Well, surely there isn’t a man or woman alive that hasn’t sinned in far worse ways than Adam.  Do we understand this?  Do we comprehend that the gross sins of unbelief are taunts to the Almighty God to judge us?  The very fact that a single sinner has had the slightest love or beauty in their life is evidence of God’s mercy and patience.  But, lest we be confused, this patience and forbearance is meant to lead us to Christ.  God will surely not overlook our sins which are far greater in volume and intensity than Adam’s.  The whole point of history is, therefore, the cross of Christ, which is both a blessing and a warning to mankind.  It’s a blessing to those who put their trust in Him and a harsh and dreadful warning to those who continue to spit in His face.  The non-Christian calls God a liar, they insist that they aren’t so bad as God says and that, gasp, He isn’t so holy either.  
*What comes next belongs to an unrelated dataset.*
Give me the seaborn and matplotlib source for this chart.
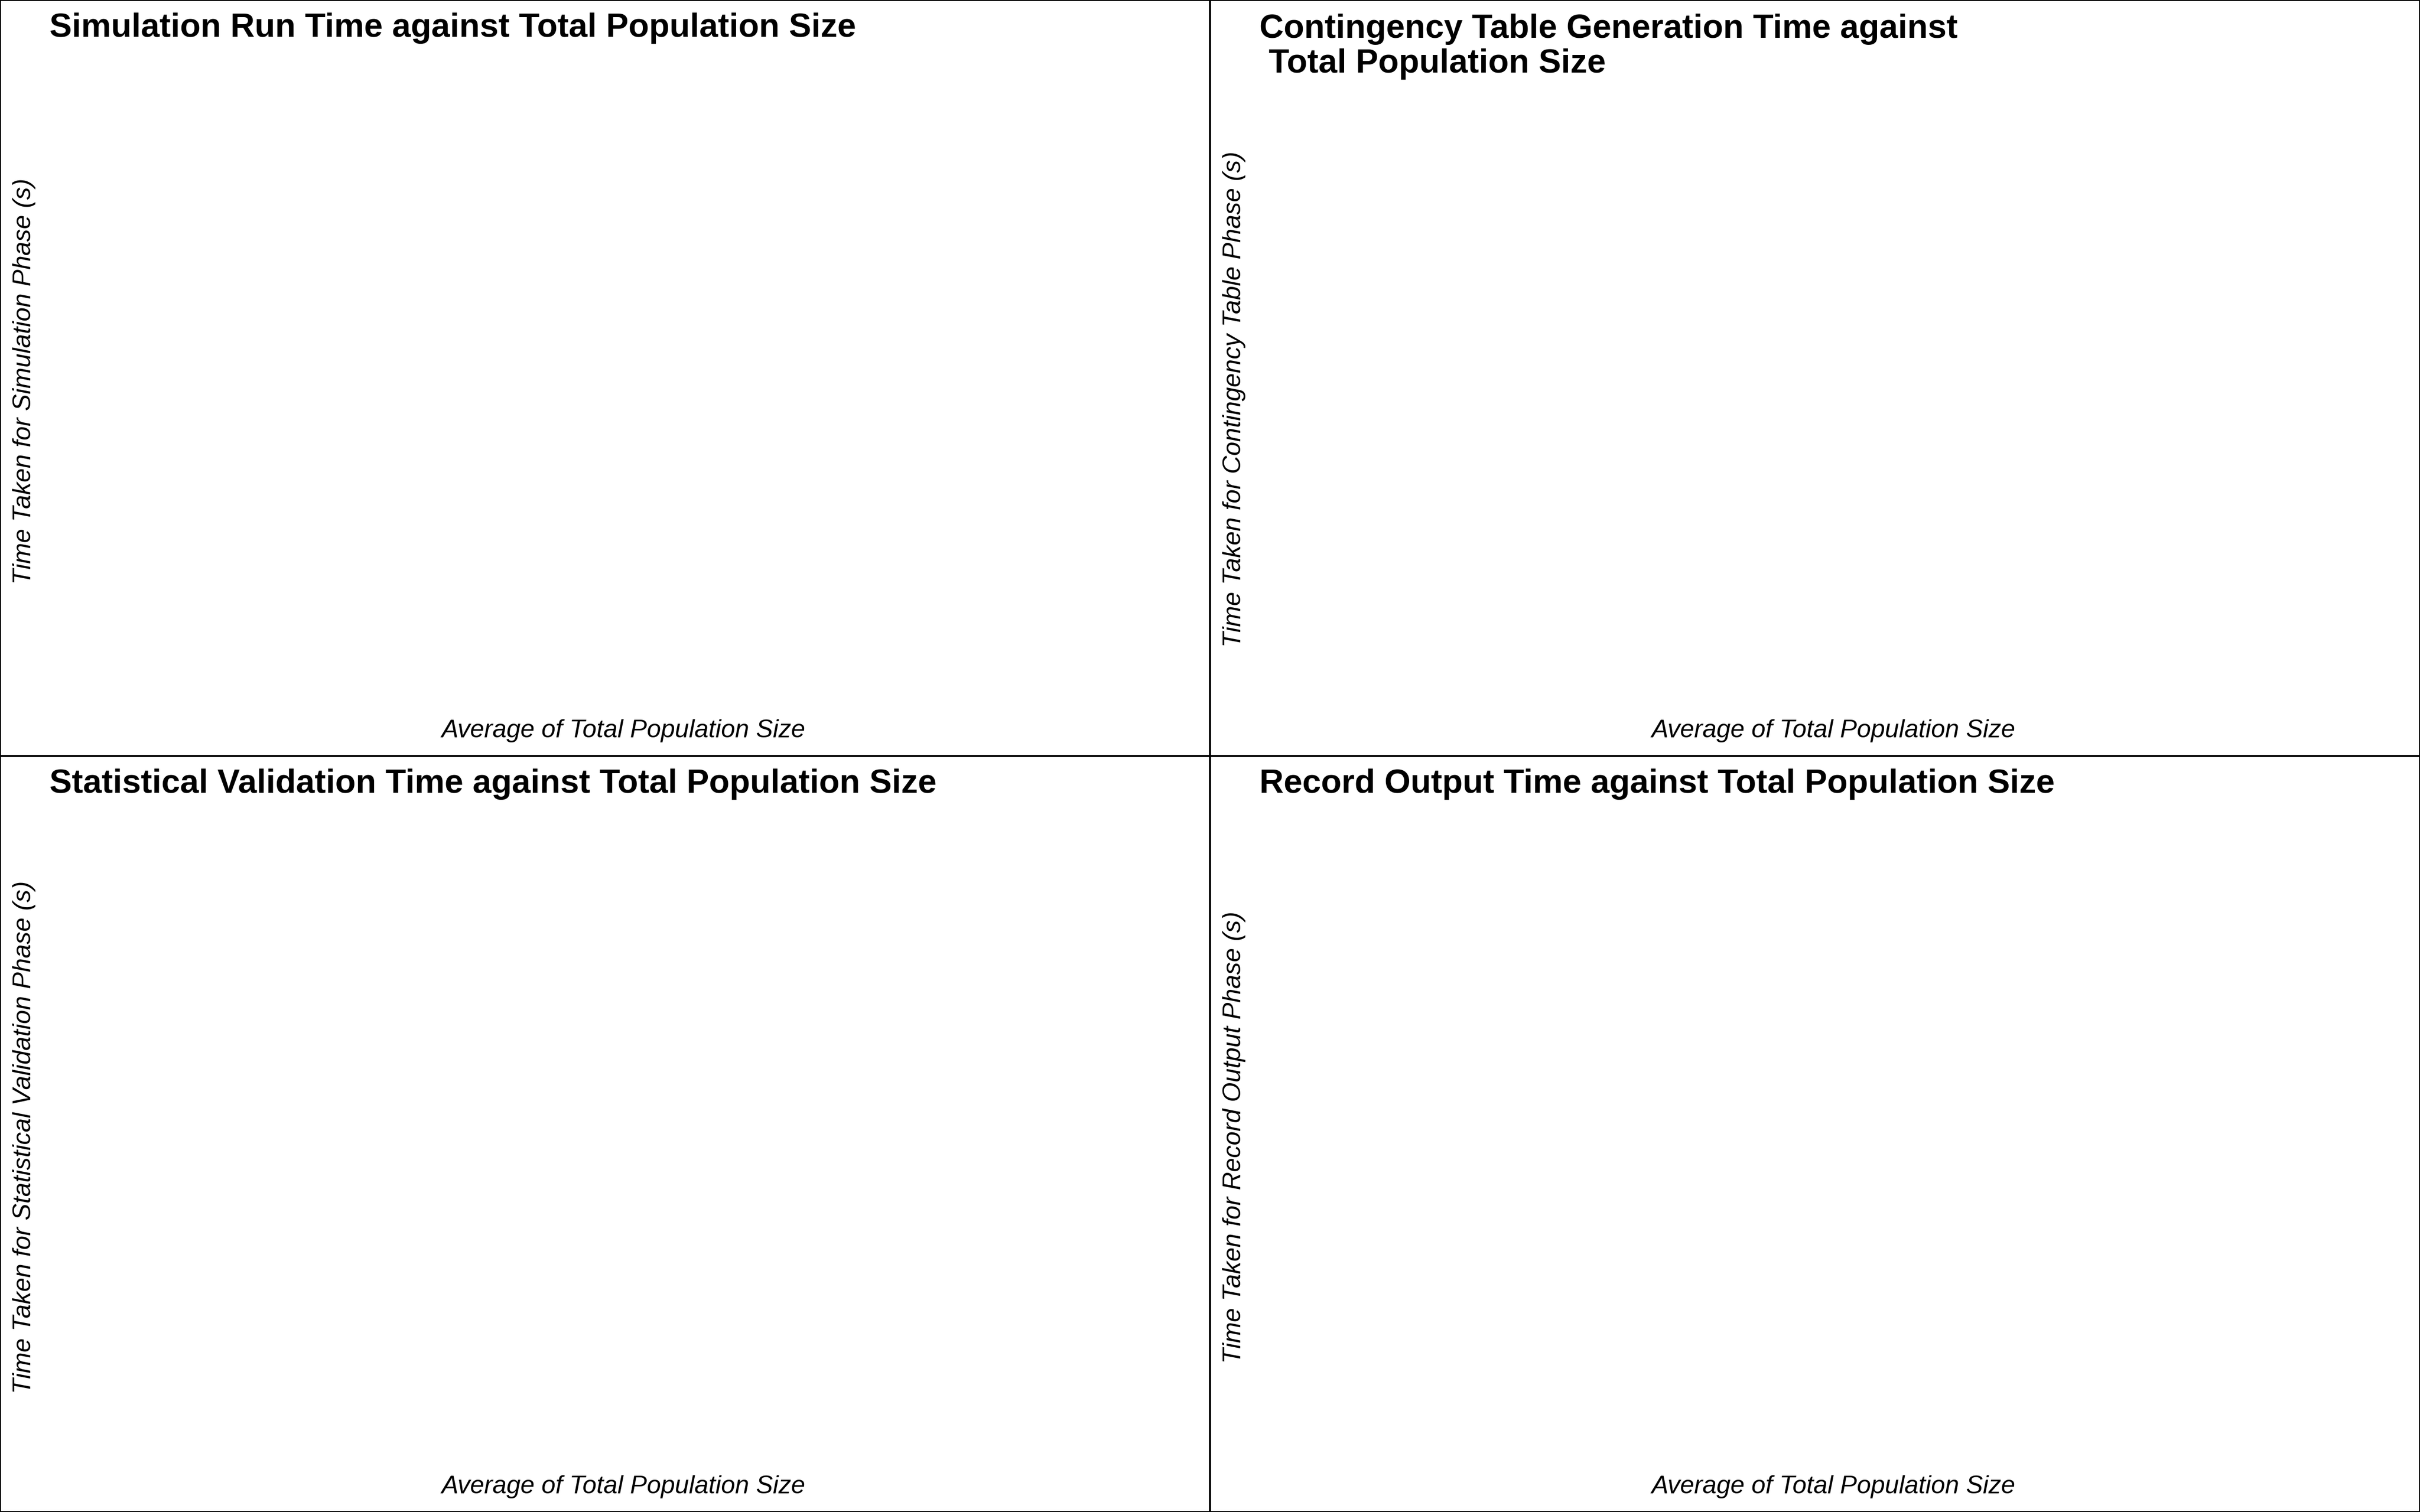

The fall happened because of Adam’s sin.  He cast mankind, of which he is the representative, into death and judgement due to his taking fruit from the forbidden tree.  This is why Christ was punished on a tree – a cross.  Christ went to the Garden of Gethsemane and prayed until He bled; Adam didn’t pray in the garden before he disobeyed God.  Christ obeyed even to the point of death on the cross; Adam fell with nary a shot of protest.  

And now, what of this business with Thomas?  He hides from earthly powers and yet demands proof from the ultimate power.  He insists on putting his hand on the side of Jesus where the spear had pierced Him.  You know what’s funny about that?  God caused a deep sleep to come over Adam and then He took a rib to make his bride, Eve.  Now, out of Christ’s side, out of that wound He took for us, he comes to His bride, which is the church.  But still, the pattern of unbelief is still alive in Thomas and, sadly, in us too.  We are all slow to believe everything the Bible says because we don’t understand that resounding tragedy of sin, the horrific ugliness of it and, therefore, the majesty and splendor that is the grace of God in Jesus Christ.  Thomas fixated on the little tyrannies like Rome or a hundred other things and forgot the great slavery that is sin from which he had been saved through faith.  

Jesus Christ went to the cross because God is both righteous and merciful.  And He alone is God and every single sin, no matter how great or small, is of infinite offense to Him.  To lose this context is to lose the gospel and it’s exactly what the world doesn’t want to hear.  Men say, “well…no one’s perfect…” and things like that in order to hide the awful truth.  So, Thomas, like all empiricists, and modern men of so-called science who demand proof of God on their terms, forget the ultimate proofs.  

There is life.  We want proof, which is evidence that truth matters.  And there is death.  Only Christianity makes sense of these facts of reality.  

Why is there life or anything?  Why does anything matter?  Why is there confusion?  Why do all men die?  What am I supposed to do about death and truth?  

The Bible is the only book/philosophy that makes sense of all this.  It’s all rather obvious, really.  The reason we make mysteries out of it, though, is precisely because we insist on keeping our sinful attitude about ourselves (we aren’t so bad as the Bible says) and God (He doesn’t have the right to be God over me!).  Thomas demanded proof precisely because he’d lost his focus on how bad sin was, which led him to believe that his problems didn’t need to be solved by God sacrificing His Son for him and for sin.  

It’s in this way that no man or woman can ask a single question about life that doesn’t at someplace or in someway come back to Jesus Christ and the cross.  All history runs through Calvary.  All men are either in a covenant of works, which requires absolute perfection, or the covenant of grace, which requires faith in Jesus.  There is no escape from the decision and the evidence of it is clear since we’re already under the penalty of sin in the first place – death.  Thomas demands to see Jesus and the wounds.  Today, all around us, people demand a sign as proof but neglect to look at the fact of death as evidence that God’s Word is true and that Jesus Christ is Lord.